**Direction**
Identify all lines below that hold "this" and collect them.

**Task input**
• • • • •

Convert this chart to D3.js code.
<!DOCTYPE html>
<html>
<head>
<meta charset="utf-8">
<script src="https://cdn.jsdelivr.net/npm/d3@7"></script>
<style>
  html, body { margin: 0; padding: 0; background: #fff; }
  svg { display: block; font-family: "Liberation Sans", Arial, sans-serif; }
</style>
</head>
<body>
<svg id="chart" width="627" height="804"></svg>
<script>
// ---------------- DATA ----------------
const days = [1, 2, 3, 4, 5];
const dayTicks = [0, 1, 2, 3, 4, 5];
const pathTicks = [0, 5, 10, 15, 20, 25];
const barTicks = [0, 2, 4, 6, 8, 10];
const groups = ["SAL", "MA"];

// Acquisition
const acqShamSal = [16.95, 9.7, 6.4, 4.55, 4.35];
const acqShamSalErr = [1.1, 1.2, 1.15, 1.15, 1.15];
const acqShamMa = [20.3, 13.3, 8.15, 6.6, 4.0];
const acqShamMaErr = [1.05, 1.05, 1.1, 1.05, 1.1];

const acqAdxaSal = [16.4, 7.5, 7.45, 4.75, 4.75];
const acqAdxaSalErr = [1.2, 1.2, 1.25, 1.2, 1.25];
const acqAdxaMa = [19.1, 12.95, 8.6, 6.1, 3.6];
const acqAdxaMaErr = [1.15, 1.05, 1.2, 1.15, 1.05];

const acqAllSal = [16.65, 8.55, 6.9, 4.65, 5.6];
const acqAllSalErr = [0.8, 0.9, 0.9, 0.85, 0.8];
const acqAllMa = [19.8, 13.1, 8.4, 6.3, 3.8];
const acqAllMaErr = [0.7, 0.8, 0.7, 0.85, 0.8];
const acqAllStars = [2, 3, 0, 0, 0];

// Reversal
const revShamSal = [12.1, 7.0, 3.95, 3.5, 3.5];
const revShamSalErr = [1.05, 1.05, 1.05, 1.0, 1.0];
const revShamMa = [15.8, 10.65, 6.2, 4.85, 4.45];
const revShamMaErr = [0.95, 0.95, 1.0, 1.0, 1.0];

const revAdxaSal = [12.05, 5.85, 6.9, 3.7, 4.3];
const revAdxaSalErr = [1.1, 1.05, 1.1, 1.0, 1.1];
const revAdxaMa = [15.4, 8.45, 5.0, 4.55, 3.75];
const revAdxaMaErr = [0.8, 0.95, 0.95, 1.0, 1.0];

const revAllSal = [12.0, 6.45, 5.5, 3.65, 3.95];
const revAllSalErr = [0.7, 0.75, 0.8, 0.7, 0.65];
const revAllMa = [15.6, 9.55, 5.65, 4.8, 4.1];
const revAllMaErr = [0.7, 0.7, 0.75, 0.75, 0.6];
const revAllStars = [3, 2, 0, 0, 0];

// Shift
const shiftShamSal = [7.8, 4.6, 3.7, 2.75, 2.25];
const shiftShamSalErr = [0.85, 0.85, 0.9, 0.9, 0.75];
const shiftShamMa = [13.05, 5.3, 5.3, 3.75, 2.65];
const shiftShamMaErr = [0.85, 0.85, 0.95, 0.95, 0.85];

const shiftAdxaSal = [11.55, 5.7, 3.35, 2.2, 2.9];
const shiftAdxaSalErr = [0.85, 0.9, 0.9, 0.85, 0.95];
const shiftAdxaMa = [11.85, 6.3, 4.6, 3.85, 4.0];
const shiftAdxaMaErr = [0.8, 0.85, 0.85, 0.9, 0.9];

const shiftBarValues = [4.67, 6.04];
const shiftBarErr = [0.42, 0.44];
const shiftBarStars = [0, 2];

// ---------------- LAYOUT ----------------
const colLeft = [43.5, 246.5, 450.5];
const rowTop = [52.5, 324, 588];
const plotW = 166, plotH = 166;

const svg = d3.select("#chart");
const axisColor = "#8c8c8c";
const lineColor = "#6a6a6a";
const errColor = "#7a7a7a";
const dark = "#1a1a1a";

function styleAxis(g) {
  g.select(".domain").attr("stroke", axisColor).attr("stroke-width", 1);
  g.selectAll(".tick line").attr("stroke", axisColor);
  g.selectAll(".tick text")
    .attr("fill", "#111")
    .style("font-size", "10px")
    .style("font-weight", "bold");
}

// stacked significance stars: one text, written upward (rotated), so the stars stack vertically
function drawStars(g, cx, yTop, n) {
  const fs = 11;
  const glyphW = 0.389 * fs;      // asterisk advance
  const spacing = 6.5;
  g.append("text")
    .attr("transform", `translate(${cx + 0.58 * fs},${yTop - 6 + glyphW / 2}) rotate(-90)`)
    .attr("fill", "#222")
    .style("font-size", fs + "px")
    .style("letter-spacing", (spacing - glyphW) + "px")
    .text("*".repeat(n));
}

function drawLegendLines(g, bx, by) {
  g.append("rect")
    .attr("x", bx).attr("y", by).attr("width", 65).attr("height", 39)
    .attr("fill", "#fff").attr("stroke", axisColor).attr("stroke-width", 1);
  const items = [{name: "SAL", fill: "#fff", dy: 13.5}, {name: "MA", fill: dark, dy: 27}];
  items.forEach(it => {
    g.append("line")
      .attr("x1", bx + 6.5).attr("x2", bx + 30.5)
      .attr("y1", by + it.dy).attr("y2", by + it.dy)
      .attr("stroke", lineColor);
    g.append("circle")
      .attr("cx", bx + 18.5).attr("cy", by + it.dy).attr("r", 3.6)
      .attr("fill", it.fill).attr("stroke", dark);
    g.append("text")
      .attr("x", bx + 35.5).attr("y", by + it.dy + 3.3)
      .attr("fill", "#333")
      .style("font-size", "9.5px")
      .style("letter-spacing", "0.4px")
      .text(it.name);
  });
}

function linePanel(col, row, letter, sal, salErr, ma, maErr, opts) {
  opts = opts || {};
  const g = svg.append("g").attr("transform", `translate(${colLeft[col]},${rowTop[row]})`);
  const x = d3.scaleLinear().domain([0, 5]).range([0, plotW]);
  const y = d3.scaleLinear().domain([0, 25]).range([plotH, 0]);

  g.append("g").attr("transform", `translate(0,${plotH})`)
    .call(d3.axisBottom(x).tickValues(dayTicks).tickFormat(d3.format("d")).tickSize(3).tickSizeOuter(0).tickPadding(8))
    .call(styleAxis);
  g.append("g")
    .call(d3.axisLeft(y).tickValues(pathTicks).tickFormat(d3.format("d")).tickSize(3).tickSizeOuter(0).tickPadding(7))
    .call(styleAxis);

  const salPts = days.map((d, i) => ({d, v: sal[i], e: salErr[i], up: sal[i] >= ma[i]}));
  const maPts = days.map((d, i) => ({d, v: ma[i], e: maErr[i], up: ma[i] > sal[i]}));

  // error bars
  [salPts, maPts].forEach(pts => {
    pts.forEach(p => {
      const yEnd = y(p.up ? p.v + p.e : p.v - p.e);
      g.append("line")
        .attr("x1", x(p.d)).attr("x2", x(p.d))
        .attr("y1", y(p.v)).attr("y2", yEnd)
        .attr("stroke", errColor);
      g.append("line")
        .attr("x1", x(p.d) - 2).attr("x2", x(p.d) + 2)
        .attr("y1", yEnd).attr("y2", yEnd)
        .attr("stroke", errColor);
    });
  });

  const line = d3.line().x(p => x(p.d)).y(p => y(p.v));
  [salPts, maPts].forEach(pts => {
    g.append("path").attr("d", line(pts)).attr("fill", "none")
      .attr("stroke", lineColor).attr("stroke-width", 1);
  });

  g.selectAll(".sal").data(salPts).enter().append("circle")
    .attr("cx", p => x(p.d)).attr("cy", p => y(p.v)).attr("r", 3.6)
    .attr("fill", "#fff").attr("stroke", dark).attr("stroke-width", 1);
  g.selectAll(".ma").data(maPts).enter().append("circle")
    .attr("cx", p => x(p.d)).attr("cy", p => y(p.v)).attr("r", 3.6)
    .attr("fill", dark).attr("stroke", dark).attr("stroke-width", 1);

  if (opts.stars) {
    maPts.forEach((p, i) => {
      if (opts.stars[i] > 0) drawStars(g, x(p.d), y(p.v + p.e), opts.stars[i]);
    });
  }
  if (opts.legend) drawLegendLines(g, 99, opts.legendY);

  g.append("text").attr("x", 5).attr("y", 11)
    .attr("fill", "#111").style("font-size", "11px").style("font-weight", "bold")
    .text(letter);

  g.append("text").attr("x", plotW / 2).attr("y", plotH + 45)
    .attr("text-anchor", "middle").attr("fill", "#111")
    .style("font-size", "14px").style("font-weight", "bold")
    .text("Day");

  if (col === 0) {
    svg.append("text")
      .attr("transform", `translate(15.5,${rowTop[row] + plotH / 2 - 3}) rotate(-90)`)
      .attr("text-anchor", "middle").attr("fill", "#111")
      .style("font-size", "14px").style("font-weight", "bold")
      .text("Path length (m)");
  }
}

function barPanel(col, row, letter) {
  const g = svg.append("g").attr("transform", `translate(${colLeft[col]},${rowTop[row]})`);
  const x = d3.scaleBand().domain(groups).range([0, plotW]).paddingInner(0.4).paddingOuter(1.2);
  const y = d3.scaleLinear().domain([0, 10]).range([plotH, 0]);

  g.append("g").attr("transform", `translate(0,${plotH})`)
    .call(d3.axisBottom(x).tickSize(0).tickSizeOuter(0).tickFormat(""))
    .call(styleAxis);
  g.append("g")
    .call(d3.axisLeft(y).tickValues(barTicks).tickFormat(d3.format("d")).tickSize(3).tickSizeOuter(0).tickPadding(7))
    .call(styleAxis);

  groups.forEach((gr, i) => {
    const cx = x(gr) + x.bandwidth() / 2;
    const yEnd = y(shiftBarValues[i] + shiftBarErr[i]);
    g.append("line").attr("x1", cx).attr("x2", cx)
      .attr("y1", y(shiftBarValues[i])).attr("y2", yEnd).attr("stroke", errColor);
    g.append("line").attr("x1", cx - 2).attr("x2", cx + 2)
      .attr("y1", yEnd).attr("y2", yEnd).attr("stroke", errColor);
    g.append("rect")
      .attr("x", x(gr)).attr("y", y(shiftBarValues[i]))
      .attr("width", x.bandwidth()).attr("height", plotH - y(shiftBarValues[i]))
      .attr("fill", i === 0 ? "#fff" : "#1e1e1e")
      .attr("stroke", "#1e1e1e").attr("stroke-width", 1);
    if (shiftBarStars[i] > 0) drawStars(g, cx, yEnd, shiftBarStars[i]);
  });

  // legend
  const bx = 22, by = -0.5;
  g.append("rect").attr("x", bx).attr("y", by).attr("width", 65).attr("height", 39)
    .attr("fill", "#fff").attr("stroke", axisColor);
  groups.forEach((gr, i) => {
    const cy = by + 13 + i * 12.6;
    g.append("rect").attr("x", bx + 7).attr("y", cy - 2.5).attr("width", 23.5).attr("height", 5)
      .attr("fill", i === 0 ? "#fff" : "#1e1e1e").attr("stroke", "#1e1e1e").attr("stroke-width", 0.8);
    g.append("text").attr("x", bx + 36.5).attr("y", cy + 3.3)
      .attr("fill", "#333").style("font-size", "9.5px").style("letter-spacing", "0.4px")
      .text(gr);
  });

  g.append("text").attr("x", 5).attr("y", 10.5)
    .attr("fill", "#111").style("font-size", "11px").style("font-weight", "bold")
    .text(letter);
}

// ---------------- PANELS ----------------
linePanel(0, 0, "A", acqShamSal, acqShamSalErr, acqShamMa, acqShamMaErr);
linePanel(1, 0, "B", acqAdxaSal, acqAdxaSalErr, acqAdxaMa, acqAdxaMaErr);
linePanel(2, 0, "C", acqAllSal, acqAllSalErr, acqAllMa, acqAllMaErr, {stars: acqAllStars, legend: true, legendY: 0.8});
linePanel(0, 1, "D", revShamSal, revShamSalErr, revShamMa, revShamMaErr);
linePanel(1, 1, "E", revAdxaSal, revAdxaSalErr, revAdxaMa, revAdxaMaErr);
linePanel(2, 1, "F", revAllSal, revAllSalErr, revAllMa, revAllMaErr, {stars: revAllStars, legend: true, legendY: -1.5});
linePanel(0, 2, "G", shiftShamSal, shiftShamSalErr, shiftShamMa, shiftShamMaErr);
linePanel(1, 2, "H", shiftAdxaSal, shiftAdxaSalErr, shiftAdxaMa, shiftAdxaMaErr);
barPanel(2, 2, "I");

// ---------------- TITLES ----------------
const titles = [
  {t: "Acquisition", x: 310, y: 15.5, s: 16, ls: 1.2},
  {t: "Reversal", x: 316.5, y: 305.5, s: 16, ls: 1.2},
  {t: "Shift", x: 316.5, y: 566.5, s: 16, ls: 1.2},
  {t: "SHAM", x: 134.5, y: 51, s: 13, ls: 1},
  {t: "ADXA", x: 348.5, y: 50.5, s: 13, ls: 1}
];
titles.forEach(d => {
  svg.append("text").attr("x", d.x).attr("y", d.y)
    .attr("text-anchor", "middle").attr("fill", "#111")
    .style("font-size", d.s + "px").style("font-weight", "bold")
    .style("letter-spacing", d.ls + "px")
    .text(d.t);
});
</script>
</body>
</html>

• • • • •

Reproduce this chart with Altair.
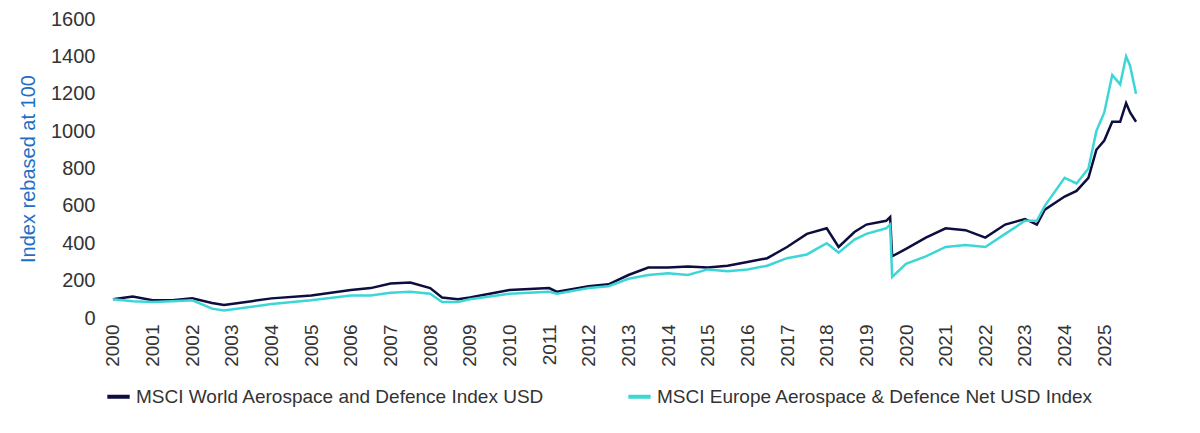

• • • • •

**Output of the exercise**
Convert this chart to D3.js code.
Reproduce this chart with Altair.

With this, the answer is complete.